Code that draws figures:
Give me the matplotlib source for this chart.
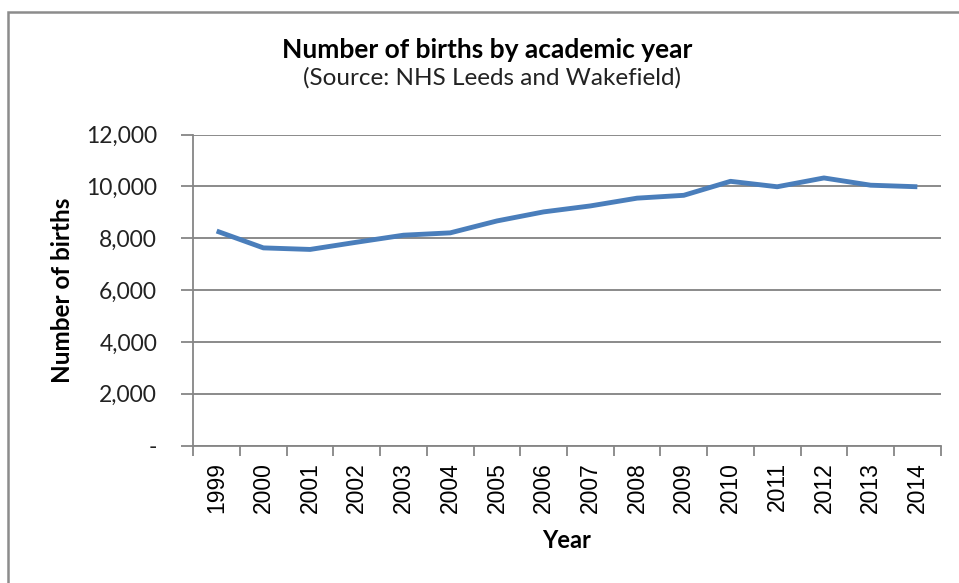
import matplotlib.pyplot as plt
import matplotlib.ticker as mticker
from matplotlib.patches import Rectangle

# --- Data ---
years = ['1999', '2000', '2001', '2002', '2003', '2004', '2005', '2006',
         '2007', '2008', '2009', '2010', '2011', '2012', '2013', '2014']
births = [8280, 7630, 7570, 7850, 8120, 8210, 8670, 9020,
          9250, 9550, 9660, 10200, 9990, 10330, 10050, 9990]
y_ticks = [0, 2000, 4000, 6000, 8000, 10000, 12000]

W, H = 959, 583
fig = plt.figure(figsize=(W / 100, H / 100), dpi=100)

# chart area border (Excel style), runs off the right and bottom of the image
fig.patches.append(Rectangle((8 / W, -0.05), 1.2, 1 - 12.5 / H + 0.05,
                             transform=fig.transFigure, fill=False,
                             edgecolor='#8c8c8c', linewidth=1.8))

ax = fig.add_axes([193.3 / W, 1 - 445.5 / H, 747.4 / W, 310.8 / H])

x = list(range(len(years)))
ax.plot(x, births, color='#4a7ebb', linewidth=3.5, solid_capstyle='butt')

ax.set_xlim(-0.5, len(years) - 0.5)
ax.set_ylim(0, 12000)
ax.set_yticks(y_ticks)

def fmt_acct(v, pos):
    return '-' if v == 0 else f'{v:,.0f}'
ax.yaxis.set_major_formatter(mticker.FuncFormatter(fmt_acct))

# category labels in the middle, tick marks between categories
ax.set_xticks(x)
ax.set_xticklabels(years, rotation=90, fontsize=16.5, family='Liberation Sans')
ax.set_xticks([i - 0.5 for i in range(len(years) + 1)], minor=True)
ax.tick_params(axis='x', which='major', length=0, pad=12)
ax.tick_params(axis='x', which='minor', length=7, color='#868686', width=1.3)
ax.tick_params(axis='y', length=9, color='#868686', width=1.3, pad=17)
for lab in ax.get_yticklabels():
    lab.set_family('Lato')
    lab.set_fontsize(16.5)
    lab.set_color('#222222')

ax.grid(axis='y', color='#8a8a8a', linewidth=1.4)
ax.set_axisbelow(True)
for s in ['top', 'right']:
    ax.spines[s].set_visible(False)
for s in ['left', 'bottom']:
    ax.spines[s].set_color('#868686')
    ax.spines[s].set_linewidth(1.3)

fig.text(62 / W, 1 - 290 / H, 'Number of births', rotation=90, ha='center',
         va='center', fontsize=17.5, fontweight='bold', family='Lato')
fig.text(567 / W, 1 - 541 / H, 'Year', ha='center', va='center',
         fontsize=17, fontweight='bold', family='Lato')
fig.text(487 / W, 1 - 50 / H, 'Number of births by academic year',
         ha='center', va='center', fontsize=19, fontweight='bold', family='Lato')
fig.text(492 / W, 1 - 78 / H, '(Source: NHS Leeds and Wakefield)',
         ha='center', va='center', fontsize=17.5, family='Lato', color='#222222')

fig.savefig('out.png', dpi=100)
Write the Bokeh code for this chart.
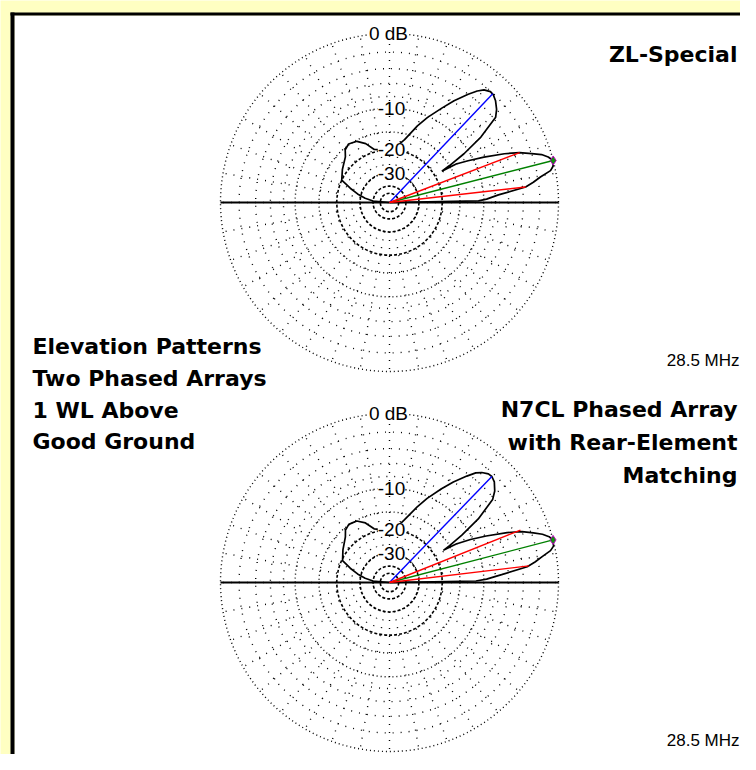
import numpy as np
from bokeh.plotting import figure
from bokeh.models import Range1d
from bokeh.embed import file_html
from bokeh.resources import INLINE
from bokeh.core.properties import value

# ---------------- data ----------------
ring_db_fine = [-2, -4, -6, -8]
ring_db_main = [0, -10, -15]
ring_db_dark = [-20, -30, -40, -50]
ring_label_text = ["0 dB", "-10", "-20", "-30"]
ring_label_db = [0, -10, -20, -30]
spoke_deg = list(range(0, 360, 10))

pattern_angle = [0, 1, 2, 4, 6.5, 8, 9.6, 11.2, 12.5, 14.4, 16, 17.5, 19, 21, 23, 25.7, 28,
                 30, 30.8, 31.6, 33.2, 35.6, 38.8, 41, 43.8, 46, 47.7, 50, 51.8, 54, 57.6, 61,
                 65.9, 70, 76.5, 82, 90, 98, 106, 112, 118, 125, 130, 134, 145, 155, 160, 165, 170, 175, 180]
zl_db = [-99, -11, -9.5, -7.5, -3.6, -2.6, -1.7, -0.5, -0.15, 0, -0.4, -1.0, -2.0, -3.3, -5.2, -8.2, -11,
         -13.5, -17.5, -15, -11, -7, -3.7, -3.0, -2.4, -2.1, -2.05, -2.4, -3.0, -4.0, -5.8, -7.7,
         -10.2, -12.5, -16.5, -18.5, -19.3, -19.8, -19.2, -16.8, -15.3, -14.8, -15.4, -16.8, -18.5, -20, -24, -28, -33, -40, -99]
n7_db = [-99, -11.5, -9.5, -7, -3.4, -2.4, -1.5, -0.5, -0.1, 0, -0.3, -0.9, -1.8, -3.0, -4.8, -7.8, -10.5,
         -13.5, -17, -15, -11.5, -7.5, -4.2, -3.3, -2.6, -2.35, -2.4, -2.8, -3.3, -4.3, -6.0, -7.8,
         -10.4, -12.8, -16.5, -18.8, -19.5, -19.8, -19, -16.6, -15.2, -14.9, -15.5, -16.8, -18.7, -20.3, -24, -28, -33, -40, -99]

line_colors = ["#0000FF", "#008000", "#FF0000", "#FF0000"]
zl_line_angle = [46.5, 14.4, 21.0, 6.5]
zl_line_db = [-2.05, 0.0, -3.3, -3.6]
n7_line_angle = [46.0, 14.6, 21.8, 6.8]
n7_line_db = [-2.35, 0.0, -3.1, -3.2]

plot_titles = [["ZL-Special"], ["N7CL Phased Array", "with Rear-Element", "Matching"]]
freq_text = "28.5 MHz"
side_text = ["Elevation Patterns", "Two Phased Arrays", "1 WL Above", "Good Ground"]

# ---------------- layout ----------------
R = 169.0
centers = [(389.0, 202.0), (389.0, 582.0)]
YELLOW = "#FFFFC2"


def arrl_r(db):
    return R * 0.89 ** (-np.asarray(db, dtype=float) / 2.0)


p = figure(width=740, height=754, x_range=Range1d(0, 740), y_range=Range1d(754, 0),
           x_axis_type=None, y_axis_type=None, toolbar_location=None,
           output_backend="svg", min_border=0)
p.grid.visible = False
p.outline_line_color = None
p.background_fill_color = YELLOW
p.border_fill_color = YELLOW

# panel
p.quad(left=[14], right=[760], top=[15], bottom=[770], fill_color="white", line_color=None)
p.quad(left=[10], right=[14], top=[12], bottom=[770], fill_color="black", line_color=None)
p.quad(left=[10], right=[760], top=[12], bottom=[15], fill_color="black", line_color=None)

for k, (cx, cy) in enumerate(centers):
    # spokes
    r0 = float(arrl_r(-30))
    xs, ys = [], []
    for a in spoke_deg:
        t = np.radians(a)
        xs.append([cx + r0 * np.cos(t), cx + R * np.cos(t)])
        ys.append([cy - r0 * np.sin(t), cy - R * np.sin(t)])
    p.multi_line(xs, ys, line_color="black", line_width=1.4, line_dash="1 7")

    # rings
    rf = arrl_r(ring_db_fine)
    p.circle(x=[cx] * len(rf), y=[cy] * len(rf), radius=list(rf), fill_color=None,
             line_color="black", line_width=1.4, line_dash="1 7")
    rm = arrl_r(ring_db_main)
    p.circle(x=[cx] * len(rm), y=[cy] * len(rm), radius=list(rm), fill_color=None,
             line_color="black", line_width=1.4, line_dash="1 3")
    rd = arrl_r(ring_db_dark)
    p.circle(x=[cx] * len(rd), y=[cy] * len(rd), radius=list(rd), fill_color=None,
             line_color="black", line_width=1.6, line_dash="3 2")

    # ground line
    p.line([cx - R, cx + R], [cy, cy], line_color="black", line_width=2)

    # pattern
    dbs = zl_db if k == 0 else n7_db
    th = np.radians(pattern_angle)
    rr = arrl_r(dbs)
    p.line(cx + rr * np.cos(th), cy - rr * np.sin(th), line_color="black", line_width=1.7)

    # direction lines
    la = zl_line_angle if k == 0 else n7_line_angle
    ld = zl_line_db if k == 0 else n7_line_db
    lr = arrl_r(ld)
    lt = np.radians(la)
    p.multi_line([[cx, cx + r * np.cos(t)] for r, t in zip(lr, lt)],
                 [[cy, cy - r * np.sin(t)] for r, t in zip(lr, lt)],
                 line_color=line_colors, line_width=1.4)
    p.scatter([cx + lr[1] * np.cos(lt[1])], [cy - lr[1] * np.sin(lt[1])], marker="diamond",
              size=9, fill_color="#109010", line_color="#C000C0", line_width=1)

    # ring labels
    lab_r = arrl_r(ring_label_db)
    p.text(x=[cx - 1] + [cx + 2] * 3, y=list(cy - lab_r), text=ring_label_text,
           text_font=value("Liberation Sans"), text_font_size="19px", text_color="black",
           text_align="center", text_baseline="middle", background_fill_color="white")

    # frequency
    p.text(x=[739], y=[cy + 158], text=[freq_text], text_font=value("Liberation Sans"),
           text_font_size="17px", text_color="black", text_align="right", text_baseline="middle")

# titles
p.text(x=[737], y=[54], text=plot_titles[0], text_font=value("DejaVu Sans"),
       text_font_style="bold", text_font_size="22px", text_align="right", text_baseline="middle")
p.text(x=[737] * 3, y=[409, 442, 475], text=plot_titles[1], text_font=value("DejaVu Sans"),
       text_font_style="bold", text_font_size="22px", text_align="right", text_baseline="middle")
p.text(x=[32] * 4, y=[346, 378, 410, 441], text=side_text, text_font=value("DejaVu Sans"),
       text_font_style="bold", text_font_size="22px", text_align="left", text_baseline="middle")

open("out.html", "w").write(file_html(p, INLINE))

Written problem: Pictures are not part of the copy. Reproduce the lines from the one containing "Write the Bokeh code for this chart." through the one containing "from bokeh.core.properties import value", exactly and nothing more.

Answer to this task:
Write the Bokeh code for this chart.
import numpy as np
from bokeh.plotting import figure
from bokeh.models import Range1d
from bokeh.embed import file_html
from bokeh.resources import INLINE
from bokeh.core.properties import value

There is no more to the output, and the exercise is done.